Biosecurity Crisis

What is Biosecurity?

Majestic Trees has been calling for much tighter controls on the movement of trees across Europe and into the UK since our first open letter to industry (one of many) in May 2013. Subsequently, our MD has been very active in the industry debate because of the avalanche of new pest and diseases that have hit Europe over the past 10 years. He has spoken at a number of events about the need for change, though in the early days his concerns often fell on deaf ears.  With major threat from Xylella fastidiosa, however, a growing number of professional growers are now joining the voices for change. Those voices include His Royal Highness The Prince of Wales, (now King Charles III), who on 1 February 2018 called a Biosecurity Conference at Highgrove, inviting key nurserymen from the UK and mainland Europe, along with important industry stakeholders and policymakers, to discuss the issue as a matter of urgency, and just [prior to lockdown, HRH held a second conference at Kew.

Change could be dramatic.  For example, Hillier’s have called for a complete ban on plant movements, implying that they don’t import trees and that all their stock is UK grown. This is purely to give themselves a commercial advantage, but Barcham’s are proposing a complete ban on rootballs going direct to site from Europe.  These proposals may, at face value, seem unrealistically drastic, but both would indisputably reduce pest and disease movement and are more realistic prospects post Brexit, especially in context of the seriousness of the threat, especially from Xylella.  HRH The Prince of Wales articulated the gravity of the situation very well at the Highgrove conference, posing the question “when the stakes are so high how can we say it is too much to ask?”, going on to say that “the future without trees is unthinkable, and to contemplate this demands a national emergency”.  With statements like “we must find a solution before it is too late” and “if we fail to act we will be showing our arrogance towards nature”, it was a very passionate speech indeed, especially when HRH recounted his personal experience of first felling 160 Elms at Highgrove 38 years ago, but now in the past 10 years he had been felling Ash, Oaks, Aesculus, Castanea and what next?  His sentiment was certainly one of action, not discussion, and I think we all sensed that this sentiment was shared by Michael Gove, the Minister then responsible for DEFRA.

One could spend a lot of time explaining the complexities of the issue, but the central problem is that there is a staggering amount of plant material circulating around Europe, much of which is passing through Holland from the south of Italy, where Xylella has destroyed huge swaths of plant material.  Therefore it is absolutely vital that any of us in the industry sourcing plant material ask our plant suppliers EVERY TIME for proof of where the plants, trees, etc. being sourced have been growing over the last TWELVE months, and if this cannot be proved, REFUSE TO  BUY THEM.  With so many threats none can afford to be complacent, and not just in the interest of the greater good – imagine the liability to be faced by accidentally introducing Xylella into a project? Will the supplier you have sourced from stand behind their product when the general contractor sues?  These are not questions any of us want to be facing.
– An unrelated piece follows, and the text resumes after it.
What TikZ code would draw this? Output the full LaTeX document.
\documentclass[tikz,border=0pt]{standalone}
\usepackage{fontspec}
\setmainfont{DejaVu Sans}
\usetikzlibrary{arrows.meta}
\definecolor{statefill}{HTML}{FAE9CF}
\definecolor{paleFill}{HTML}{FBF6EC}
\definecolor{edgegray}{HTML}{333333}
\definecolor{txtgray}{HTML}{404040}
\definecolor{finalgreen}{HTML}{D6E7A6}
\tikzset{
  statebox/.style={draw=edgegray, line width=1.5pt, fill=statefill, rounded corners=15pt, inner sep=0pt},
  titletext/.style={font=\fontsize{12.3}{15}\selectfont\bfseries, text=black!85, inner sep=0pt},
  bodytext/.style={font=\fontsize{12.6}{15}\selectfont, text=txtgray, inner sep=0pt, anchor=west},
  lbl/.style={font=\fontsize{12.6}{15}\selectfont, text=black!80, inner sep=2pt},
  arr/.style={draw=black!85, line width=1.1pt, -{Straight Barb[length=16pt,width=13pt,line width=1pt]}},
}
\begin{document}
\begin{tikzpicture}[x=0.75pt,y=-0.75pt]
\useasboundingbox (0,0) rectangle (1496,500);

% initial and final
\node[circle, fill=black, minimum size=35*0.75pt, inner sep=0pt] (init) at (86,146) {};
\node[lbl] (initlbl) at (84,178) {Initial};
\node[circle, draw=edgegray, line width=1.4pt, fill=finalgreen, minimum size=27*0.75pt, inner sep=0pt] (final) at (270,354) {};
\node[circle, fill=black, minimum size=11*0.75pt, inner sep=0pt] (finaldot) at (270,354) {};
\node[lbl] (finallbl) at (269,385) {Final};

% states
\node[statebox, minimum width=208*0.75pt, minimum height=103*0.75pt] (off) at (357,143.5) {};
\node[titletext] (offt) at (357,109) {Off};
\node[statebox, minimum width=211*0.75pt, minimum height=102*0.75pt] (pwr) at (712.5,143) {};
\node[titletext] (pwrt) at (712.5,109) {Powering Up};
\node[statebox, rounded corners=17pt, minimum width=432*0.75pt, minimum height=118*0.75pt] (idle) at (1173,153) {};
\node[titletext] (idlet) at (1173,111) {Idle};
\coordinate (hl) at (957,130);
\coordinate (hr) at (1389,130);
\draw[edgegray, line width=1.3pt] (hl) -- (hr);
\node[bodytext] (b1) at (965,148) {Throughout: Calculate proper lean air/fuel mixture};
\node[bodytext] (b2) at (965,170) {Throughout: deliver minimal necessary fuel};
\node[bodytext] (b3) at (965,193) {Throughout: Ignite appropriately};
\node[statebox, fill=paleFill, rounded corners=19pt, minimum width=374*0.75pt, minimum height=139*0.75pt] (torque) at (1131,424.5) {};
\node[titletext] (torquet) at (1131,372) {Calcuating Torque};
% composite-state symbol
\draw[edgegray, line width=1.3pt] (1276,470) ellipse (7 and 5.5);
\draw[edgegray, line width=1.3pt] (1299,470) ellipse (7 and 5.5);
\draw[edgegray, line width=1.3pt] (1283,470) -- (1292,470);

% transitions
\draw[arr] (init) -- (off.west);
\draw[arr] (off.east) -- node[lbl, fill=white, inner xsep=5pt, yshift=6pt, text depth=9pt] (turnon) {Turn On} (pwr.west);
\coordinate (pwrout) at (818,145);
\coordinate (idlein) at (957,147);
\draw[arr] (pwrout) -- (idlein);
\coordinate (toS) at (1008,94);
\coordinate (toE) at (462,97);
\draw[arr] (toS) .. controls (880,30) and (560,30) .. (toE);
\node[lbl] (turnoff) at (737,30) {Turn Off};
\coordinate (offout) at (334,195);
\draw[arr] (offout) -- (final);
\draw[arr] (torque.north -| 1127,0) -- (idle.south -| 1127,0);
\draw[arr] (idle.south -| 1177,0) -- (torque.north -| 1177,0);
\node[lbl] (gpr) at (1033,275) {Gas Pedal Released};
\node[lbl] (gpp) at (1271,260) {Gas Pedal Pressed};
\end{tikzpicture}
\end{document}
EU regulations state, rubber stamped by DEFRA since we left the EU, state that should a confirmed case of Xylella be documented, all infected plants must be destroyed along with every potential host plant (there are 300+ species) within 100 meters, followed by a quarantine on the area that will be enforced for 5 years.

This would take some explaining to a client, particularly if Defra’s best industry practice guidelines had not been followed in sourcing the plants.
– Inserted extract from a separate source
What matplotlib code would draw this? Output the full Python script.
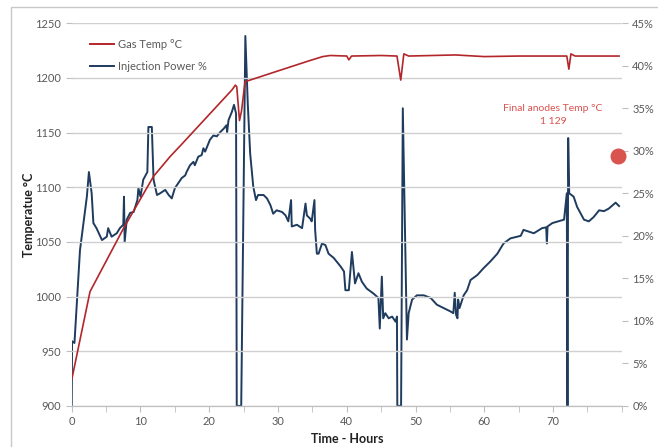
import matplotlib

matplotlib.use("Agg")
import matplotlib.patches as mpatches
import matplotlib.pyplot as plt
from matplotlib.lines import Line2D
from matplotlib.ticker import FuncFormatter, MultipleLocator

RED = "#b3262a"
NAVY = "#1f3b5e"
GRIDC = "#d0d0d0"
TICKC = "#595959"
NOTE = "#d9534f"

plt.rcParams.update({
    "font.family": ["Lato", "DejaVu Sans"],
    "font.size": 8,
})

# Gas temperature (left axis, deg C)
gas_t = [0, 2.66, 7.5, 11.9, 14.3, 15.8, 23.3, 23.8, 24.0, 24.4, 24.7, 25.2,
         30.3, 34.7, 36.5, 37.6, 40.0, 40.3, 40.7, 45.0, 47.3, 47.85, 48.3,
         49.0, 55.8, 60.0, 65.0, 72.0, 72.3, 72.6, 73.2, 79.6]
gas_temp = [924, 1004.5, 1062, 1110, 1128, 1138, 1189, 1193.4, 1192, 1161,
            1170, 1196.5, 1207, 1216, 1219.5, 1220.5, 1220, 1216.5, 1220,
            1220.5, 1220, 1198, 1222, 1220, 1221, 1219.5, 1220, 1220, 1208,
            1222, 1220, 1220]

# Injection power (right axis, %)
inj_t = [0, 0.05, 0.4, 0.6, 1.2, 2.2, 2.5, 2.9, 3.15, 3.6, 4.4, 5.1, 5.3, 5.8,
         6.55, 7.0, 7.5, 7.6, 7.7, 8.0, 8.5, 9.0, 9.55, 9.7, 10.0, 10.4, 11.0,
         11.15, 11.65, 11.9, 12.4, 12.85, 13.6, 14.1, 14.55, 15.0, 15.5, 16.0,
         16.5, 16.7, 17.2, 17.7, 17.9, 18.4, 18.9, 19.15, 19.4, 20.1, 20.6,
         21.1, 21.6, 22.1, 22.5, 22.6, 22.8, 23.3, 23.6, 23.9, 24.0, 24.65,
         25.25, 25.6, 25.95, 26.4, 26.8, 27.1, 27.9, 28.4, 28.9, 29.3, 29.8,
         30.6, 31.1, 31.5, 31.9, 32.0, 32.75, 33.5, 34.0, 34.2, 34.7, 34.9,
         35.3, 35.4, 35.65, 35.9, 36.4, 36.9, 37.35, 38.1, 39.1, 39.6, 39.8,
         40.3, 40.75, 41.2, 41.7, 42.2, 42.9, 43.9, 44.6, 44.8, 45.1, 45.3,
         45.6, 46.1, 46.6, 47.1, 47.3, 47.35, 47.9, 48.15, 48.75, 49.0, 49.5,
         50.2, 51.2, 52.2, 53.1, 54.1, 55.1, 55.5, 55.7, 55.9, 56.1, 56.2,
         56.4, 57.0, 57.5, 58.0, 59.0, 59.9, 60.9, 61.9, 62.8, 63.8, 65.3,
         65.7, 67.2, 68.4, 69.0, 69.1, 69.2, 69.9, 71.6, 72.0, 72.1, 72.2,
         72.35, 73.0, 73.5, 74.5, 75.2, 75.9, 76.7, 77.4, 78.1, 79.1, 79.6]
inj_pct = [0, 7.6, 7.4, 10.1, 18.3, 24.6, 27.5, 25.0, 21.5, 20.9, 19.5, 19.9,
           20.9, 19.9, 20.3, 20.9, 21.3, 24.6, 19.3, 21.9, 22.7, 22.8, 24.2,
           25.6, 24.6, 26.6, 27.5, 32.8, 32.8, 26.6, 24.8, 25.0, 25.4, 24.8,
           24.4, 25.6, 26.2, 26.8, 27.1, 27.5, 28.3, 28.7, 28.3, 29.3, 29.5,
           30.3, 29.9, 31.3, 31.8, 31.7, 32.2, 32.6, 33.0, 32.2, 33.6, 34.6,
           35.4, 34.4, 0, 0, 43.5, 35.6, 29.7, 25.8, 24.2, 24.8, 24.8, 24.4,
           23.6, 22.6, 23.0, 22.8, 22.4, 21.7, 24.2, 21.1, 21.3, 20.9, 23.8,
           22.4, 22.0, 21.7, 24.2, 20.7, 17.9, 17.9, 19.1, 18.9, 17.9, 17.4,
           16.4, 15.8, 13.6, 13.6, 18.1, 14.4, 15.6, 14.6, 13.8, 13.2, 12.7,
           9.1, 15.2, 10.3, 10.9, 10.3, 10.5, 9.9, 10.5, 0, 0, 35.0, 7.8, 10.9,
           12.5, 13.0, 13.0, 12.7, 11.9, 11.5, 11.1, 10.9, 13.3, 10.7, 10.3,
           12.5, 11.5, 13.0, 13.6, 14.8, 15.4, 16.2, 17.0, 17.9, 19.1, 19.7,
           20.0, 20.7, 20.3, 20.9, 21.0, 19.1, 21.1, 21.5, 21.9, 25.0, 0, 31.5,
           25.0, 24.6, 23.4, 21.9, 21.7, 22.2, 23.0, 22.9, 23.2, 23.9, 23.5]

final_t = [79.5]
final_temp = [1129]

fig = plt.figure(figsize=(6.58, 4.47), dpi=100)
fig.patches.append(mpatches.Rectangle((11 / 658, -0.1), 1.2, 1.1 - 7 / 447,
                                      transform=fig.transFigure, fill=False,
                                      edgecolor="#c8c8c8", linewidth=1))

ax = fig.add_axes([0.109, 0.092, 0.836, 0.856])
ax2 = ax.twinx()

ax.plot(gas_t, gas_temp, color=RED, linewidth=1.2, zorder=3)
ax.scatter(final_t, final_temp, s=110, color=NOTE, zorder=4, clip_on=False)
ax2.plot(inj_t, inj_pct, color=NAVY, linewidth=1.4, zorder=2)
ax.set_zorder(ax2.get_zorder() + 1)
ax.patch.set_visible(False)

ax.set_xlim(0, 80)
ax.set_ylim(900, 1250)
ax2.set_ylim(0, 45)

ax.set_xticks([0, 10, 20, 30, 40, 50, 60, 70])
ax.xaxis.set_minor_locator(MultipleLocator(5))
ax.yaxis.set_major_locator(MultipleLocator(50))
ax2.yaxis.set_major_locator(MultipleLocator(5))
ax2.yaxis.set_major_formatter(FuncFormatter(lambda v, p: f"{v:.0f}%"))

ax.grid(axis="y", color=GRIDC, linewidth=1)
ax.set_axisbelow(True)

for a in (ax, ax2):
    for side in ("top", "left", "right"):
        a.spines[side].set_visible(False)
    a.spines["bottom"].set_color("#bfbfbf")
    a.tick_params(colors="#bfbfbf", labelcolor=TICKC, labelsize=8, length=4)
ax.tick_params(axis="x", which="minor", length=4, color="#bfbfbf")

ax.set_ylabel("Temperatue °C", fontsize=9, fontweight="bold", color="#222222",
              labelpad=0.5)
ax.set_xlabel("Time - Hours", fontsize=9, fontweight="bold", color="#222222",
              labelpad=4)

ax.text(70, 1166, "Final anodes Temp °C\n1 129", color=NOTE, fontsize=7.5,
        ha="center", va="center", linespacing=1.6)

handles = [Line2D([], [], color=RED, linewidth=1.4),
           Line2D([], [], color=NAVY, linewidth=1.4)]
ax.legend(handles, ["Gas Temp °C", "Injection Power %"], loc="upper left",
          bbox_to_anchor=(0.015, 0.985), frameon=False, fontsize=8,
          handlelength=2.2, handletextpad=0.3, labelspacing=1.0,
          labelcolor=TICKC)

fig.savefig("out.png", dpi=100)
What is the Plant Health Management Standard?

The Plant Health Management Standard has been developed by industry and government with input from third sector organisations. The Standard was developed in response to an increasing awareness that the movement and management of live plant material can spread new and potentially ecologically damaging plant pests.

The Standard sets out key requirements for plant health and biosecurity management and is relevant to a range of horticultural businesses and organisations that make up the live plant supply chain.

What is the Plant Health Certification Scheme?

The Plant Healthy Certification Scheme enables businesses and organisations to be independently audited as a means of formally demonstrating that they comply with the Plant Health Management Standard.

The ultimate aim is for the Scheme to be adopted across the ornamental and amenity horticulture supply chain to make it easy to identify businesses and organisations that handle plant material in a manner that promotes plant health and biosecurity.

Our MD served on the originally planning committee for this scheme, and we as a company were one of the originally companies to be audited and approved. Our nursery is inspected and audited each year, and to date we have always passed with flying colours. Make sure your supplier is ‘Plant Healthy’ certified; it is the only standard that gives you the assurance that they take biosecurity seriously.